Fees for mountain gorilla tracking permits are US$1500 per person for foreign non-residents, foreigner residents in East African countries, foreigner residents in Rwanda and for Rwandan citizens - this is inclusive of park entrance fees. Tracking only takes place in the morning and always starts at the Volcanoes National Park HQ in Kinigi at 0700 hrs every day. Many of the park’s team of trackers and anti-poaching officers speak English or French.
Rwanda is a destination for all seasons, however, visiting Rwanda to trek the mountain gorilla is best during the drier season from June to September. This is also the optimum time for tracking chimpanzees. Temperatures hardly vary throughout the seasons due to Rwanda's position just south of the Equator. Days are warm and nights are cool, especially at altitude.
Rwanda is an elevated country in the African Great Lakes region of the continent. The geography of the country is dominated by mountains in the west and savannah to the east with numerous lakes throughout the country.

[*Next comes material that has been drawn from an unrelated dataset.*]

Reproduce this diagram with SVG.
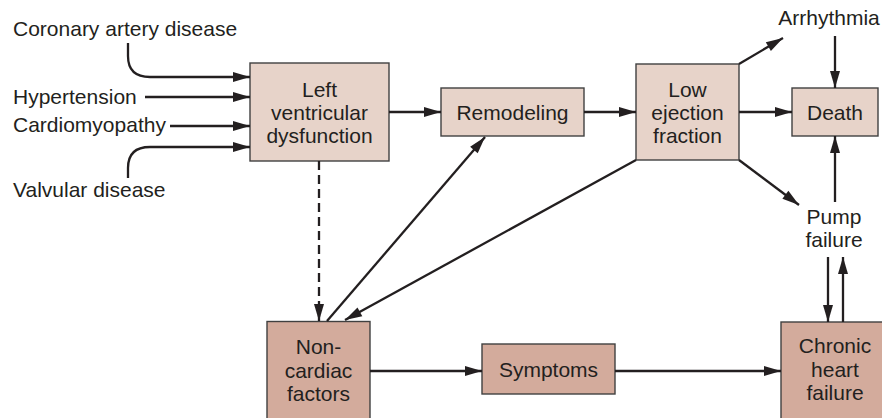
<svg xmlns="http://www.w3.org/2000/svg" width="882" height="418" viewBox="0 0 882 418">
  <defs>
    <marker id="arrow" markerUnits="userSpaceOnUse" markerWidth="18" markerHeight="11" refX="17" refY="5" orient="auto" overflow="visible">
      <path d="M0,0 L17,5 L0,10 Z" fill="#231f20"/>
    </marker>
    <style>
      .t { font-family: "Liberation Sans", Arial, sans-serif; font-size: 21px; fill: #231f20; }
      .c { text-anchor: middle; }
      .light { fill: #e7d3c9; stroke: #404040; stroke-width: 1.4; }
      .dark { fill: #d3ab9c; stroke: #404040; stroke-width: 1.4; }
      .ln { fill: none; stroke: #231f20; stroke-width: 2.3; marker-end: url(#arrow); }
      .dash { stroke-dasharray: 9 5; }
    </style>
  </defs>

  <!-- causes -->
  <g id="causes">
    <text class="t" x="13" y="36">Coronary artery disease</text>
    <text class="t" x="13" y="104">Hypertension</text>
    <text class="t" x="13" y="132">Cardiomyopathy</text>
    <text class="t" x="13" y="197">Valvular disease</text>
  </g>

  <g id="lv-dysfunction">
    <rect class="light" x="250" y="63" width="139" height="98"/>
    <text class="t c" x="319.5" y="97">Left</text>
    <text class="t c" x="319.5" y="120">ventricular</text>
    <text class="t c" x="319.5" y="143">dysfunction</text>
  </g>

  <g id="remodeling">
    <rect class="light" x="441" y="88" width="143" height="48"/>
    <text class="t c" x="512.5" y="119.5">Remodeling</text>
  </g>

  <g id="low-ef">
    <rect class="light" x="636" y="64" width="103" height="96"/>
    <text class="t c" x="687.5" y="97">Low</text>
    <text class="t c" x="687.5" y="120">ejection</text>
    <text class="t c" x="687.5" y="143">fraction</text>
  </g>

  <g id="death">
    <rect class="light" x="792" y="88" width="86" height="48"/>
    <text class="t c" x="835" y="119.5">Death</text>
  </g>

  <g id="arrhythmia">
    <text class="t c" x="829" y="25">Arrhythmia</text>
  </g>

  <g id="pump-failure">
    <text class="t c" x="834" y="224">Pump</text>
    <text class="t c" x="834" y="247">failure</text>
  </g>

  <g id="non-cardiac">
    <rect class="dark" x="267" y="321.5" width="103" height="110"/>
    <text class="t c" x="318.5" y="354">Non-</text>
    <text class="t c" x="318.5" y="378">cardiac</text>
    <text class="t c" x="318.5" y="401">factors</text>
  </g>

  <g id="symptoms">
    <rect class="dark" x="482" y="344" width="133" height="50"/>
    <text class="t c" x="548.5" y="377">Symptoms</text>
  </g>

  <g id="chronic-hf">
    <rect class="dark" x="781" y="322" width="108" height="110"/>
    <text class="t c" x="835" y="353">Chronic</text>
    <text class="t c" x="835" y="377">heart</text>
    <text class="t c" x="835" y="400">failure</text>
  </g>

  <!-- connectors -->
  <g id="connectors">
    <path class="ln" d="M128,43 L128,56 C128,70 136,77 150,77 L250,77"/>
    <path class="ln" d="M145,97 L250,97"/>
    <path class="ln" d="M170,126 L250,126"/>
    <path class="ln" d="M128,178 L128,168 C128,154 136,147 150,147 L250,147"/>

    <path class="ln" d="M389,112 L441,112"/>
    <path class="ln" d="M584,112 L636,112"/>
    <path class="ln" d="M739,112 L792,112"/>
    <path class="ln" d="M739,64 L783,38"/>
    <path class="ln" d="M835,36 L835,88"/>
    <path class="ln" d="M739,160 L799,205"/>
    <path class="ln" d="M835,202 L835,136"/>

    <path class="ln dash" d="M319,161 L319,321"/>
    <path class="ln" d="M327,321 L485,137"/>
    <path class="ln" d="M636,160 L345,320"/>

    <path class="ln" d="M370,371 L482,371"/>
    <path class="ln" d="M615,371 L781,371"/>
    <path class="ln" d="M828,257 L828,322"/>
    <path class="ln" d="M843,322 L843,257"/>
  </g>
</svg>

The population of Rwanda is young and predominantly rural with a density amongst the highest in Africa. Rwandans are drawn from one cultural and linguistic group called the Banyawanda although within this group there are three subgroups: the Hutu, the Tutsi and the Twa. The country has been governed by a strict administrative hierarchy since pre-colonial times and there are five provinces delineated by borders which were introduced in 2006. Rwanda is one of only two countries with a female majority in the national parliament.

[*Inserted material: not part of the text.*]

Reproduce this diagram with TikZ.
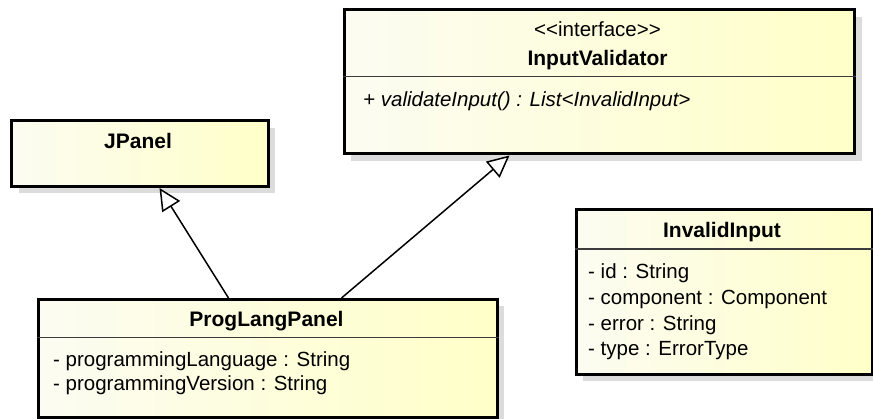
\documentclass[tikz,border=0pt]{standalone}
\usepackage{fontspec}
\setmainfont{Liberation Sans}
\usetikzlibrary{arrows.meta,shadows}

\definecolor{boxleft}{RGB}{252,252,242}
\definecolor{boxright}{RGB}{255,255,200}
\definecolor{shadowgray}{RGB}{220,220,220}
\definecolor{sepgray}{RGB}{60,60,60}

\tikzset{
  classbox/.style={draw=black, line width=3pt, rectangle, inner sep=0pt,
    anchor=north west, left color=boxleft, right color=boxright,
    drop shadow={shadow xshift=7pt, shadow yshift=-7pt, fill=shadowgray, opacity=1}},
  septext/.style={draw=sepgray, line width=1.5pt},
  title/.style={font=\fontsize{21}{24}\selectfont\bfseries, inner sep=0pt, anchor=base},
  stereo/.style={font=\fontsize{20.5}{24}\selectfont, inner sep=0pt, anchor=base},
  member/.style={font=\fontsize{20.5}{24}\selectfont, inner sep=0pt, anchor=base west},
  opmember/.style={font=\fontsize{20.5}{24}\selectfont\itshape, inner sep=0pt, anchor=base west},
  realize/.style={line width=1.5pt, -{Triangle[fill=white, length=22pt, width=21pt]}}
}

\begin{document}
\begin{tikzpicture}[x=1pt, y=-1pt]
\useasboundingbox (0,0) rectangle (873,419);

% class boxes
\node[classbox, minimum width=510.5pt, minimum height=144pt] (iv) at (342.5,8.5) {};
\node[classbox, minimum width=256.5pt, minimum height=65.5pt] (jp) at (10,119.5) {};
\node[classbox, minimum width=296pt, minimum height=164.5pt] (ii) at (574.5,208.5) {};
\node[classbox, minimum width=458.5pt, minimum height=118.5pt] (plp) at (37,298) {};

% compartment separators
\draw[septext] (iv.west |- 0,76.5) -- (iv.east |- 0,76.5);
\draw[septext] (ii.west |- 0,249) -- (ii.east |- 0,249);
\draw[septext] (plp.west |- 0,337.5) -- (plp.east |- 0,337.5);

% InputValidator (braces keep << and >> from turning into guillemets)
\node[stereo] (ivst) at (597.5,36.5) {<{}<interface>{}>};
\node[title] (ivname) at (597.5,66) {InputValidator};
\node[opmember] (ivop) at (363,106.5) {+ validateInput() : List<InvalidInput>};

% JPanel
\node[title] (jpname) at (138,148.5) {JPanel};

% InvalidInput
\node[title] (iiname) at (722,237.5) {InvalidInput};
\node[member] (iia1) at (588,279) {- id : String};
\node[member] (iia2) at (588,305) {- component : Component};
\node[member] (iia3) at (588,331) {- error : String};
\node[member] (iia4) at (588,356) {- type : ErrorType};

% ProgLangPanel
\node[title] (plpname) at (266.5,326.5) {ProgLangPanel};
\node[member] (plpa1) at (53,367) {- programmingLanguage : String};
\node[member] (plpa2) at (53,391) {- programmingVersion : String};

% generalization and realization
\draw[realize] ([xshift=191.5pt]plp.north west) -- ([xshift=149.5pt]jp.south west);
\draw[realize] ([xshift=304.5pt]plp.north west) -- ([xshift=167pt]iv.south west);
\end{tikzpicture}
\end{document}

Since the genocide of 1994, when Rwanda's economy suffered greatly, the country has now strengthened. The economy of Rwanda is based mostly on subsistence agriculture and coffee and tea are the major cash crops for export. Tourism is a fast-growing sector and is now the country's leading foreign exchange earner. Rwanda is one of two countries in which mountain gorillas can be visited safely. Music and dance are an integral part of Rwandan culture: particularly drums and the highly choreographed intore dance. Traditional arts and crafts are produced throughout the country including imigongo: a unique cow dung art.
On the last Saturday of every month from around 8.00am to 12.30pm all Rwandans, from all walks of life, take a break from their everyday chores and come together with neighbouring communities and villages to work together for the benefit of the whole society. Work often includes chores such as general cleaning, breaking fallow ground for farming, unblocking trenches and roadside drains and sweeping streets. Once the work has been completed, communities hold a short meeting to discuss society issues and then head home. Their afternoon is then free to continue their daily lives and revert back to personal engagements.
Due to a combination of tropical location and high altitude Rwanda enjoys a year-round temperate climate. Temperatures rarely stray above 30 degrees Celsius during the day and 15 degrees Celsius at night through the year. The upper slopes of the Virunga mountains can be cooler however generally, variations in temperature throughout the country are insignificant.
Most parts of the country receive in excess of 1000mm of precipitation annually with the wettest months being February to May and the driest months being July to September.